Perhaps most importantly in Libya — and this more closely serves my point — once heavy armor and attack aircraft were swept away, the full power of the population was liberated.  Whole cities rose up against the regime and the regime found itself outmatched. Guns are little use against the masses, especially when fear is no longer a factor.

McCain didn’t allude to this, but it must have informed his thinking.  Armor and aircraft make repression and killing a distant, impersonal, impervious thing. Civilians and fighters alike flee in terror from the rumble of tanks and the roar of jet engines and rotor wash. It is much harder — although the Iranian regime did its level best — to instill that kind of fear over a mass of human beings from the end of a gun.

Hundreds of thousands of Egyptians jam Tahrir Square to bring down the regime of President Hosni Mubarak, early 2011 (Getty Images via The Guardian)

The armed revolution aside, we saw precisely this triumph of power over force in Egypt and Tunisia. Masses of people cowed and then overthrew their dictatorships. In Tunisia, the revolution moved too quickly for the regime to react, but in Egypt the important factor was the neutrality of the Army. The people could face down the relatively lightly armed police and internal security forces. Confronted with a million people in Tahrir Square in Cairo (and hundreds of thousands gathered in other cities), the security forces — used to dealing with individuals or dozens of people at most — no longer could assert authority in any meaningful way.  It was only a matter of time before the regime would collapse.

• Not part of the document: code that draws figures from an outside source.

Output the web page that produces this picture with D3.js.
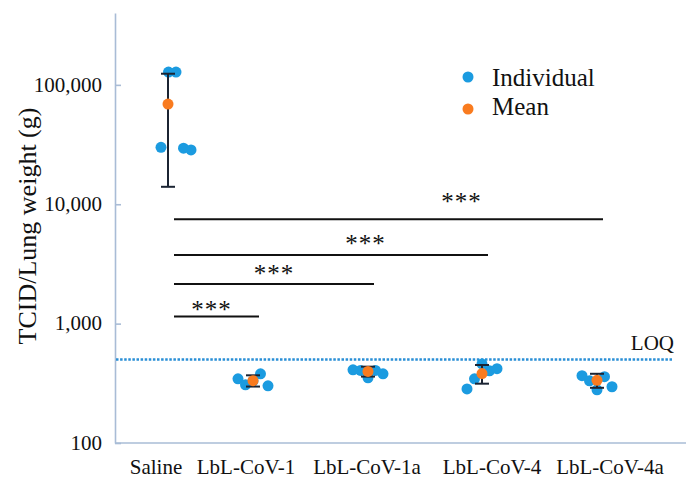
<!DOCTYPE html>
<html><head><meta charset="utf-8">
<script src="https://cdn.jsdelivr.net/npm/d3@7"></script>
<style>
body{margin:0;background:#fff;}
svg{display:block;font-family:"Liberation Serif","Times New Roman",serif;}
</style></head><body>
<svg id="chart" width="686" height="480"></svg>
<script>
// ---- data ----
const categories = ["Saline","LbL-CoV-1","LbL-CoV-1a","LbL-CoV-4","LbL-CoV-4a"];
const salineValues = [30000,128000,128000,29500,28500];
const cov1Values   = [345,307,330,380,301];
const cov1aValues  = [410,405,352,405,380];
const cov4Values   = [284,345,460,403,419];
const cov4aValues  = [366,332,279,359,296];
const meanValues   = [69000,333,398,382,335];
const sdValues     = [55000,36,38,68,45];
const loqValue = 500;
const yTickValues = [100,1000,10000,100000];
const yTickLabels = ["100","1,000","10,000","100,000"];
const sigTargets = ["LbL-CoV-1","LbL-CoV-1a","LbL-CoV-4","LbL-CoV-4a"];
const sigLevels = [1150,2150,3750,7500];
const sigLabelLevels = [1400,2800,5000,11300];
const sigLabels = ["***","***","***","***"];
const legendLabels = ["Individual","Mean"];

// ---- layout ----
const W = 686, H = 480;
const axisX = 115, plotTop = 13, plotBottom = 443;
const blue = "#1b9be0", orange = "#f97b1f", axisColor = "#a9bcd6", ink = "#111";
const groups = [salineValues, cov1Values, cov1aValues, cov4Values, cov4aValues];

const svg = d3.select("#chart");
const y = d3.scaleLog().domain([100, 400000]).range([plotBottom, plotTop]);
const x = d3.scaleOrdinal().domain(categories).range([168,253,368,482,597]);
const xLabel = d3.scaleOrdinal().domain(categories).range([156,246,367,492,610]);
const jitter = d3.scalePoint().domain(d3.range(5)).range([-15,15]);
const groupShift = d3.scaleOrdinal().domain(categories).range([8,0,0,0,0]);
const labelFrac = [0.44,0.5,0.61,0.67];

// y axis
const yAxis = svg.append("g").attr("transform", `translate(${axisX},0)`)
  .call(d3.axisLeft(y).tickValues(yTickValues).tickFormat((d,i)=>yTickLabels[i])
        .tickSizeInner(-6).tickSizeOuter(0).tickPadding(13));
yAxis.select(".domain").attr("stroke", axisColor).attr("stroke-width", 1.6);
yAxis.selectAll(".tick line").attr("stroke", axisColor).attr("stroke-width", 1.6);
yAxis.selectAll(".tick text").attr("fill", ink).attr("font-size", 21)
  .attr("font-family", "Liberation Serif, serif").attr("dy", "0.3em");

// x axis line
svg.append("line").attr("x1", axisX).attr("x2", W).attr("y1", plotBottom).attr("y2", plotBottom)
  .attr("stroke", axisColor).attr("stroke-width", 1.6);
svg.append("g").selectAll("text").data(categories).join("text")
  .attr("x", d => xLabel(d)).attr("y", 474).attr("text-anchor", "middle")
  .attr("font-size", 21).attr("fill", ink).text(d => d);

// y title
svg.append("text").attr("transform", "translate(27,226) rotate(-90)")
  .attr("text-anchor", "middle").attr("dominant-baseline", "central")
  .attr("font-size", 26).attr("fill", ink).text("TCID/Lung weight (g)");

// LOQ
svg.append("line").attr("x1", axisX + 1).attr("x2", 672).attr("y1", y(loqValue)).attr("y2", y(loqValue))
  .attr("stroke", "#2a8fd6").attr("stroke-width", 2.5).attr("stroke-dasharray", "2.5,1.6");
svg.append("text").attr("x", 674).attr("y", y(loqValue) - 10).attr("text-anchor", "end")
  .attr("font-size", 21).attr("fill", ink).text("LOQ");

// significance bars
const sigStart = x("Saline") + 6;
sigTargets.forEach((t, i) => {
  const xEnd = x(t) + 6;
  svg.append("line").attr("x1", sigStart).attr("x2", xEnd)
    .attr("y1", y(sigLevels[i])).attr("y2", y(sigLevels[i]))
    .attr("stroke", ink).attr("stroke-width", 2);
  svg.append("text").attr("x", sigStart + (xEnd - sigStart) * labelFrac[i])
    .attr("y", y(sigLabelLevels[i]) + 12).attr("text-anchor", "middle")
    .attr("font-size", 25).attr("letter-spacing", 1).attr("fill", ink).text(sigLabels[i]);
});

// individual points
categories.forEach((c, gi) => {
  svg.append("g").selectAll("circle").data(groups[gi]).join("circle")
    .attr("cx", (d, i) => x(c) + groupShift(c) + jitter(i))
    .attr("cy", d => y(d)).attr("r", 5.5).attr("fill", blue);
});

// error bars (mean ± SD)
const eb = svg.append("g").attr("stroke", "#1b2433").attr("stroke-width", 2);
categories.forEach((c, i) => {
  const hi = y(meanValues[i] + sdValues[i]), lo = y(meanValues[i] - sdValues[i]);
  eb.append("line").attr("x1", x(c)).attr("x2", x(c)).attr("y1", hi).attr("y2", lo);
  eb.append("line").attr("x1", x(c) - 7).attr("x2", x(c) + 7).attr("y1", hi).attr("y2", hi);
  eb.append("line").attr("x1", x(c) - 7).attr("x2", x(c) + 7).attr("y1", lo).attr("y2", lo);
});

// means
svg.append("g").selectAll("circle").data(meanValues).join("circle")
  .attr("cx", (d, i) => x(categories[i])).attr("cy", d => y(d)).attr("r", 5.5).attr("fill", orange);

// legend
const lg = svg.append("g");
[blue, orange].forEach((col, i) => {
  lg.append("circle").attr("cx", 468).attr("cy", 77 + i * 32).attr("r", 5.5).attr("fill", col);
  lg.append("text").attr("x", 492).attr("y", 86 + i * 28.5).attr("font-size", 25)
    .attr("fill", ink).text(legendLabels[i]);
});
</script></body></html>
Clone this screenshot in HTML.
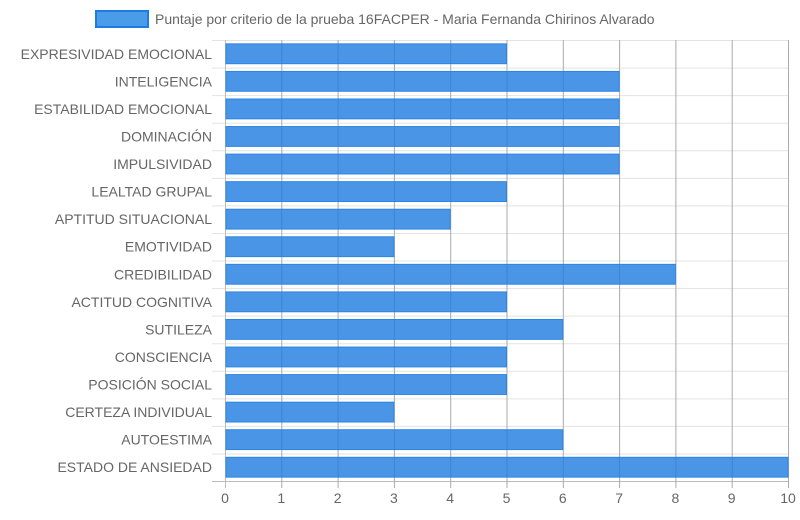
<!DOCTYPE html>
<html><head><meta charset="utf-8"><style>
body{margin:0;background:#fff;font-family:"Liberation Sans",sans-serif;}
svg text{font-family:"Liberation Sans",sans-serif;fill:#666;}
</style></head><body>
<svg width="800" height="515">
<g>
<rect x="96" y="11" width="52" height="16" fill="#4a9be8" stroke="#1e7be0" stroke-width="2"/>
<text x="155" y="24" font-size="14">Puntaje por criterio de la prueba 16FACPER - Maria Fernanda Chirinos Alvarado</text>
</g>
<g id="grid"></g>
<g id="bars"></g>
<g id="labels"></g>
</svg>
<script>
const categories=["EXPRESIVIDAD EMOCIONAL","INTELIGENCIA","ESTABILIDAD EMOCIONAL","DOMINACIÓN","IMPULSIVIDAD","LEALTAD GRUPAL","APTITUD SITUACIONAL","EMOTIVIDAD","CREDIBILIDAD","ACTITUD COGNITIVA","SUTILEZA","CONSCIENCIA","POSICIÓN SOCIAL","CERTEZA INDIVIDUAL","AUTOESTIMA","ESTADO DE ANSIEDAD"];
const values=[5,7,7,7,7,5,4,3,8,5,6,5,5,3,6,10];
const ticks=[0,1,2,3,4,5,6,7,8,9,10];
const NS="http://www.w3.org/2000/svg";
const X0=225,X1=788,Y0=40,Y1=481;
const band=(Y1-Y0)/categories.length;
function x(v){return X0+(v-ticks[0])/(ticks[ticks.length-1]-ticks[0])*(X1-X0);}
function y(i){return Y0+i*band;}
function mk(tag,attrs,parent){const e=document.createElementNS(NS,tag);for(const k in attrs)e.setAttribute(k,attrs[k]);document.getElementById(parent).appendChild(e);return e;}
for(let i=0;i<=categories.length;i++){
  const l=mk("line",{x1:212,x2:X1,y1:y(i)+0.5,y2:y(i)+0.5,stroke:i==categories.length?"#bbb":"#e3e3e3"},"grid");
  
  
}
ticks.forEach(t=>{
  const l=mk("line",{x1:x(t)+0.5,x2:x(t)+0.5,y1:Y0,y2:Y1+7,stroke:t==0?"#bbb":"#aaa"},"grid");
  
  
  const tx=mk("text",{x:x(t),y:503,"font-size":14,"text-anchor":"middle"},"labels");
  tx.textContent=t;
  
  
});
categories.forEach((c,i)=>{
  const h=band*0.72;
  const r=mk("rect",{x:x(0)+1,y:y(i)+(band-h)/2,width:x(values[i])-x(0)-1,height:h,fill:"rgba(30,123,224,0.8)",stroke:"#2a86e6","stroke-width":1},"bars");
  
  
  const t=mk("text",{x:212,y:y(i)+band/2+5,"font-size":14,"text-anchor":"end"},"labels");
  t.textContent=c;
  
  
});
</script>
</body></html>
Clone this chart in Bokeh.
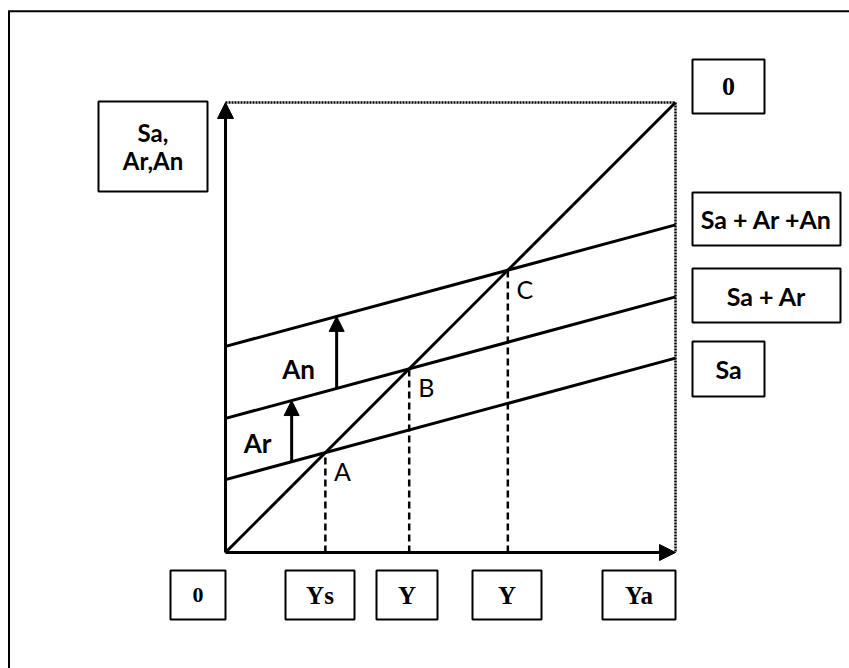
from bokeh.plotting import figure
from bokeh.models import Range1d, Arrow, NormalHead
from bokeh.embed import file_html
from bokeh.resources import INLINE
from bokeh.core.properties import value

# ---------------- data ----------------
y_top = 10.0                      # top of vertical axis
ya = 10.0                         # Ya : end of horizontal axis
slope = 0.27                      # common slope of the three lines
intercepts = [1.62, 2.98, 4.58]   # Sa, Sa + Ar, Sa + Ar + An
point_names = ["A", "B", "C"]
shift_x = [1.47, 2.47]            # where the Ar / An shift arrows are drawn
shift_names = ["Ar", "An"]
tick_labels = ["0", "Ys", "Y", "Y", "Ya"]
right_labels = ["0", "Sa + Ar +An", "Sa + Ar", "Sa"]
y_label_lines = ["Sa,", "Ar,An"]

# ---------------- layout helpers (page pixels -> data units) ----------------
W, H = 849, 668
OX, OY, S = 225.0, 552.0, 45.0


def dx(px):
    return (px - OX) / S


def dy(py):
    return (OY - py) / S


p = figure(width=W, height=H, x_range=Range1d(dx(0), dx(W)),
           y_range=Range1d(dy(H), dy(0)), output_backend="svg",
           toolbar_location=None, x_axis_location=None, y_axis_location=None,
           min_border=0)
p.grid.visible = False
p.outline_line_color = None
p.background_fill_color = "white"
p.border_fill_color = "white"

# outer frame (only top and left edges are visible in the picture)
p.segment(x0=[dx(8.5), dx(7.5)], y0=[dy(H), dy(10.7)],
          x1=[dx(8.5), dx(W)], y1=[dy(10.7), dy(10.7)],
          line_color="black", line_width=2)

# dotted box top / right
p.line([0, ya, ya], [y_top, y_top, 0], line_color="black", line_width=2.5,
       line_dash="2 1")

# 45-degree line
p.line([0, ya], [0, y_top], line_color="black", line_width=3)

# the three parallel lines
for b in intercepts:
    p.line([0, ya], [b, b + slope * ya], line_color="black", line_width=3)

# intersections & dashed drops
xi = [b / (1 - slope) for b in intercepts]
for x, name in zip(xi, point_names):
    p.line([x, x], [0, x], line_color="black", line_width=2.5, line_dash="7 4")
    p.text([x + 0.38], [x - 0.41], text=[name], text_align="center",
           text_baseline="middle", text_font=value("Lato"),
           text_font_size="25px", text_color="black")

# axes with arrow heads
p.add_layout(Arrow(end=NormalHead(size=16, fill_color="black", line_color="black"),
                   x_start=0, y_start=0, x_end=0, y_end=y_top,
                   line_width=3, line_color="black"))
p.add_layout(Arrow(end=NormalHead(size=16, fill_color="black", line_color="black"),
                   x_start=0, y_start=0, x_end=ya, y_end=0,
                   line_width=3, line_color="black"))

# shift arrows Ar, An
label_pos = [(257, 442), (298, 368)]
for i, (sx, nm) in enumerate(zip(shift_x, shift_names)):
    y0 = intercepts[i] + slope * sx
    y1 = intercepts[i + 1] + slope * sx
    p.add_layout(Arrow(end=NormalHead(size=15, fill_color="black", line_color="black"),
                       x_start=sx, y_start=y0, x_end=sx, y_end=y1,
                       line_width=3, line_color="black"))
    lx, ly = label_pos[i]
    p.text([dx(lx)], [dy(ly)], text=[nm], text_align="center",
           text_baseline="middle", text_font=value("Lato"),
           text_font_style="bold", text_font_size="26px", text_color="black")


def box(l, t, r, b, lines, font, style, size, line_gap=0):
    p.quad(left=[dx(l)], right=[dx(r)], top=[dy(t)], bottom=[dy(b)],
           fill_color="white", line_color="black", line_width=2)
    cx = (l + r) / 2
    cy = (t + b) / 2
    n = len(lines)
    for k, txt in enumerate(lines):
        yy = cy + (k - (n - 1) / 2) * line_gap
        p.text([dx(cx)], [dy(yy)], text=[txt], text_align="center",
               text_baseline="middle", text_font=value(font),
               text_font_style=style, text_font_size=size, text_color="black")


# y-axis label box
box(98, 101, 207, 191, y_label_lines, "Lato", "bold", "24px", line_gap=28)

# right label boxes
right_boxes = [(692, 59, 764, 113), (692, 192, 840, 245),
               (692, 268, 840, 322), (692, 341, 764, 396)]
for (l, t, r, b), txt in zip(right_boxes, right_labels):
    if txt == "0":
        box(l, t, r, b, [txt], "Liberation Serif", "bold", "26px")
    else:
        box(l, t, r, b, [txt], "Lato", "bold", "25px")

# bottom tick boxes
bottom_boxes = [(170, 225), (285, 354), (376, 437), (472, 541), (602, 675)]
for (l, r), txt in zip(bottom_boxes, tick_labels):
    size = "22px" if txt == "0" else "25px"
    box(l, 570, r, 619, [txt], "Liberation Serif", "bold", size)

open("out.html", "w").write(file_html(p, INLINE))
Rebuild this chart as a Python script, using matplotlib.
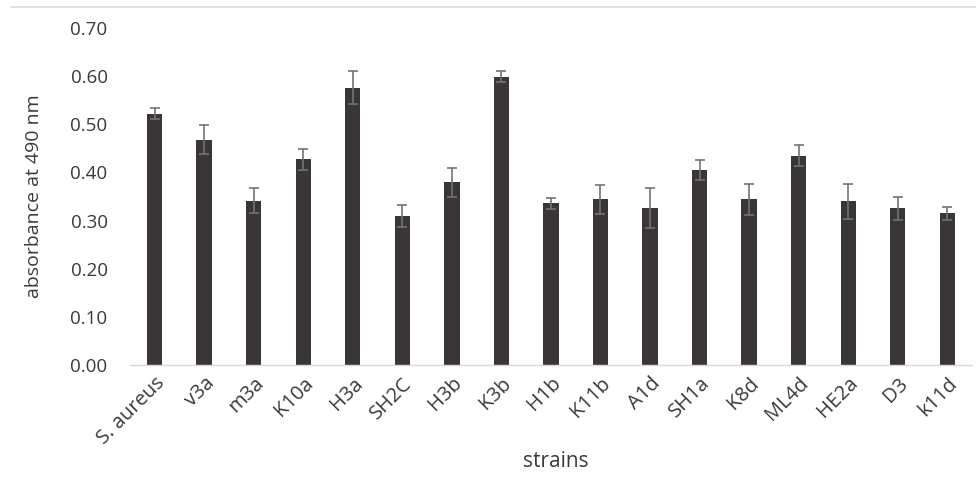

This was in large strokes a replay of actions that took place in Central Europe during the Velvet Revolution.  Poland lived for 10 years under martial law — the rule of armor in the streets — but even this was no match for the growing power of the Polish people. Once the rest of the enslaved states of Central Europe were unable or unwilling to roll down their people as they began to march en masse — and the Center in Moscow importantly renounced the Brezhnev Doctrine of intervention as it had in Czechoslovakia and Hungary to put down popular rebellion — the state revealed itself to be made of matchwood. The power of the powerless was let loose on the world.

So power and force are not the same thing. I should emphasize that force can trump power, as we have seen in Iran and elsewhere. And power can dissipate, as we saw in Ukraine. But this does not alter the fundamental difference between them.  Power is a moral concept and that is why it is inherent to politics. As a moral concept, power resides exclusively in the mind of men and women. Power is infinitely scalable, as we saw mobilizing by the millions across middle Europe and the Mahgreb.

Hannah Arendt wrote very clearly in On Violence that violence and power were not one and the same but opposites.  She also wrote that war (that is, applied force) was not the result of some primal human urge toward self-destruction but, finally, the ultimate means to resolve dispute. To illuminate her insight more, I would argue that force and power are not opposites but opposing means to the same end: to change political behavior. Force is mobilized by a state (or quasi-state); power requires mobilization by something other than the state for legitimacy (although in many societies state structures are regularly put to work creating those non-state mobilizations). Force is legitimate when it is wielded by the accepted state (or quasi-state) authority; power is legitimate when it is given freely and without coercion.

The Syrian regime has learned well from the examples of both its neighbors and from history.  As seen in Homs and Hama, force can trump power. Murder dismembers the political opposition.  Guns and Tanks terrorize the ordinary and the innocent. But I also know that this is only a temporary terror. Whether the horror in Syria continues is a prediction someone better informed can make. Real power ultimately prevails because it is found in the minds and morals of millions of men and women.  The leaders in Damascus, Moscow, and Minsk, and in Pyongyang, Tehran, Beijing, and Havana must know this.